Intel Considering Acquisition Of RISC-V Open Source Chip Startup SiFive For $2 Billion
In what could be a major move in the chip industry, Intel is said to have offered somewhere north of $2 billion to acquire SiFive, a semiconductor design startup specializing in the open source RISC-V architecture. It would be a huge investment, though comparatively dwarfed by NVIDIA's $40 bid to buy Arm, which is currently in the process of seeking regulatory approvals.
The two potential moves would be related, in a sense. Should NVIDIA's deal go through, it could shake up the tech industry in a big way. Arm's designs are found all over the place, from smartphones and tablets, to wireless routers and a mountain of smart devices. Chances are you own at least one, and more likely several gadgets that are based on Arm designs.
Therein lies the market opportunity for Intel to branch out more broadly into RISC/RISC-V territory. Intel's bread and butter is obviously its x86 portfolio, but there is a giant question mark as to what will happen if and probably when NVIDIA owns Arm (NVIDIA CEO Jensen Huang is confident the deal will close by 2022). Depending on how things play out, the acquisition could push some firms to seek partnerships elsewhere, like SiFive.

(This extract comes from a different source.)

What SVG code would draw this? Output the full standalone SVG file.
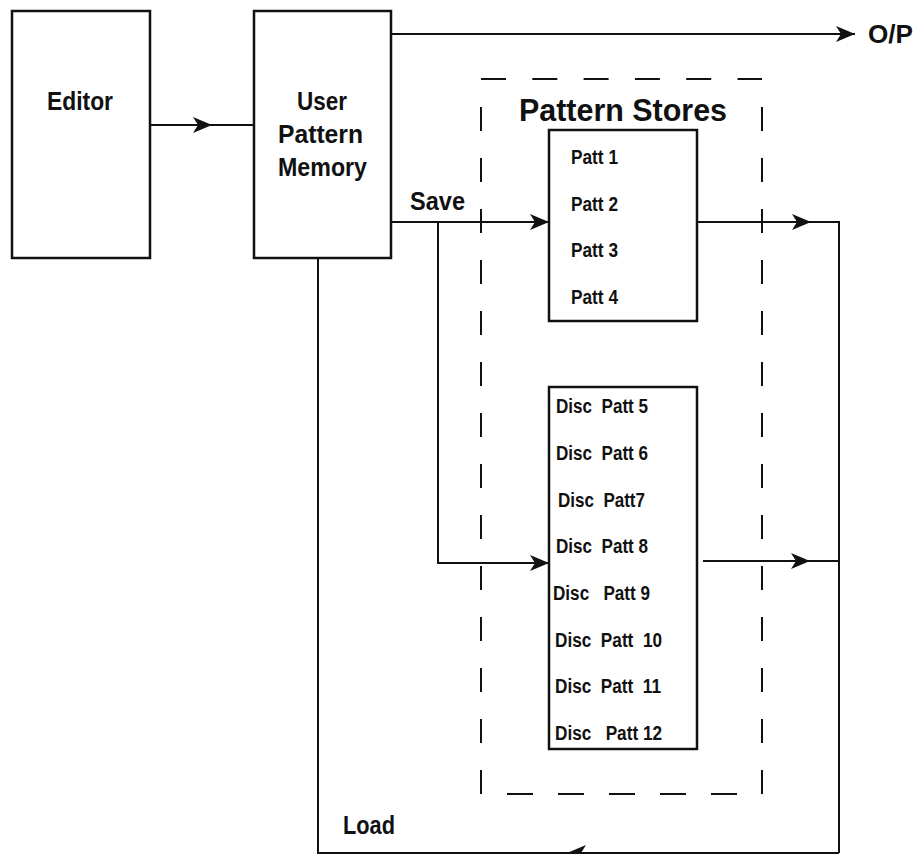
<svg xmlns="http://www.w3.org/2000/svg" width="918" height="854" viewBox="0 0 918 854" xml:space="preserve">
<style>
.box{fill:#fff;stroke:#111;stroke-width:2.5}
.ln{fill:none;stroke:#111;stroke-width:2}
.dash{fill:none;stroke:#111;stroke-width:2}
text{font-family:"Liberation Sans",Arial,sans-serif;font-weight:bold;fill:#111;white-space:pre}
.big{font-size:26px}
.ttl{font-size:32px}
.sm{font-size:19.5px}
</style>
<defs>
<marker id="ah" markerUnits="userSpaceOnUse" markerWidth="22" markerHeight="18" refX="19" refY="8" orient="auto">
<path d="M0,0 L19,8 L0,16 L5,8 z" fill="#111"/>
</marker>
</defs>
<rect width="918" height="854" fill="#fff"/>
<g id="pattern-stores">
<path class="dash" d="M481,79 H762" stroke-dasharray="25,26.3"/>
<path class="dash" d="M481,107 V794" stroke-dasharray="24,27"/>
<path class="dash" d="M762,107 V794" stroke-dasharray="24,27"/>
<path class="dash" d="M507,794 H738" stroke-dasharray="26,25"/>
<text class="ttl" x="519" y="121" textLength="208" lengthAdjust="spacingAndGlyphs">Pattern Stores</text>
</g>
<g id="connectors">
<path class="ln" d="M150,125 H212" marker-end="url(#ah)"/>
<path class="ln" d="M212,125 H254"/>
<path class="ln" d="M391,34 H855" marker-end="url(#ah)"/>
<path class="ln" d="M391,222 H549" marker-end="url(#ah)"/>
<path class="ln" d="M438,222 V563 H549" marker-end="url(#ah)"/>
<path class="ln" d="M697,222 H811" marker-end="url(#ah)"/>
<path class="ln" d="M811,222 H839 V853"/>
<path class="ln" d="M703,561 H810" marker-end="url(#ah)"/>
<path class="ln" d="M810,561 H839"/>
<path class="ln" d="M839,853 H567" marker-end="url(#ah)"/>
<path class="ln" d="M567,853 H318 V258"/>
</g>
<g id="editor">
<rect class="box" x="12" y="11" width="138" height="247"/>
<text class="big" x="47" y="110" textLength="66" lengthAdjust="spacingAndGlyphs">Editor</text>
</g>
<g id="user-pattern-memory">
<rect class="box" x="254" y="11" width="137" height="247"/>
<text class="big" x="297" y="110" textLength="50" lengthAdjust="spacingAndGlyphs">User</text>
<text class="big" x="278" y="143" textLength="85" lengthAdjust="spacingAndGlyphs">Pattern</text>
<text class="big" x="278" y="176" textLength="89" lengthAdjust="spacingAndGlyphs">Memory</text>
</g>
<g id="labels">
<text class="big" x="868" y="43" textLength="45" lengthAdjust="spacingAndGlyphs">O/P</text>
<text class="big" x="410" y="210" textLength="55" lengthAdjust="spacingAndGlyphs">Save</text>
<text class="big" x="343" y="834" textLength="52" lengthAdjust="spacingAndGlyphs">Load</text>
</g>
<g id="patt-box">
<rect class="box" x="549" y="130" width="148" height="191"/>
<text class="sm" x="571" y="164" textLength="47" lengthAdjust="spacingAndGlyphs">Patt 1</text>
<text class="sm" x="571" y="211" textLength="47" lengthAdjust="spacingAndGlyphs">Patt 2</text>
<text class="sm" x="571" y="257" textLength="47" lengthAdjust="spacingAndGlyphs">Patt 3</text>
<text class="sm" x="571" y="304" textLength="47" lengthAdjust="spacingAndGlyphs">Patt 4</text>
</g>
<g id="disc-box">
<rect class="box" x="549" y="387" width="148" height="362"/>
<text class="sm" x="556" y="413" textLength="92" lengthAdjust="spacingAndGlyphs">Disc  Patt 5</text>
<text class="sm" x="556" y="460" textLength="92" lengthAdjust="spacingAndGlyphs">Disc  Patt 6</text>
<text class="sm" x="558" y="507" textLength="87" lengthAdjust="spacingAndGlyphs">Disc  Patt7</text>
<text class="sm" x="556" y="553" textLength="92" lengthAdjust="spacingAndGlyphs">Disc  Patt 8</text>
<text class="sm" x="553" y="600" textLength="97" lengthAdjust="spacingAndGlyphs">Disc   Patt 9</text>
<text class="sm" x="555" y="647" textLength="107" lengthAdjust="spacingAndGlyphs">Disc  Patt  10</text>
<text class="sm" x="555" y="693" textLength="106" lengthAdjust="spacingAndGlyphs">Disc  Patt  11</text>
<text class="sm" x="555" y="740" textLength="107" lengthAdjust="spacingAndGlyphs">Disc   Patt 12</text>
</g>
</svg>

It all depends on how collaboratively NVIDIA will continue to work with Arm's existing customers. Either way, though, Intel making a $2 billion play into RISC-V territory is not a terrible idea. What's the difference between x86 and RISC? Well, x86 is a complex instruction set (CISC) that can do a lot with a single instruction cycle, where as RISC, or reduced instruction set, handles fewer instructions, making it a good choice for mobile device and the Internet of Things (IoT) sector.
That's an overly simplified explanation, but the takeaway is that RISC-V opens up an extended market for Intel. Arm's IP is also based on RISC, but it is proprietary, whereas RISC-V is open source. You can sort of think it like like G-Sync (proprietary) versus FreeSync (open source).
It's worth noting that Intel CEO Pat Gelsinger recently outlined a broad plan restore Intel's semiconductor leadership, after having yielded a bit to rival AMD. Part of that plan is to court new customers for its foundry services, setting aside capacity to in the US and Europe to manufacture chips employing various architectures, including x86, Arm, and RISC-V.
Will a deal actually happen? People who are supposedly familiar with the matter say Intel offered more than $2 billion to acquire SiFive, but that a deal is not imminent. Apparently SiFive is discussing with advisors about how to handle the offer, and what other options might make sense, like accepting an investment offer instead.
Intel's bid does seem generous, though, and is likely tempting. SiFive was last valued at $500 million, based on funds it raised last year. Intel's reported offer is more than quadruple that amount, which underscores the potential the chip maker sees in RISC-V.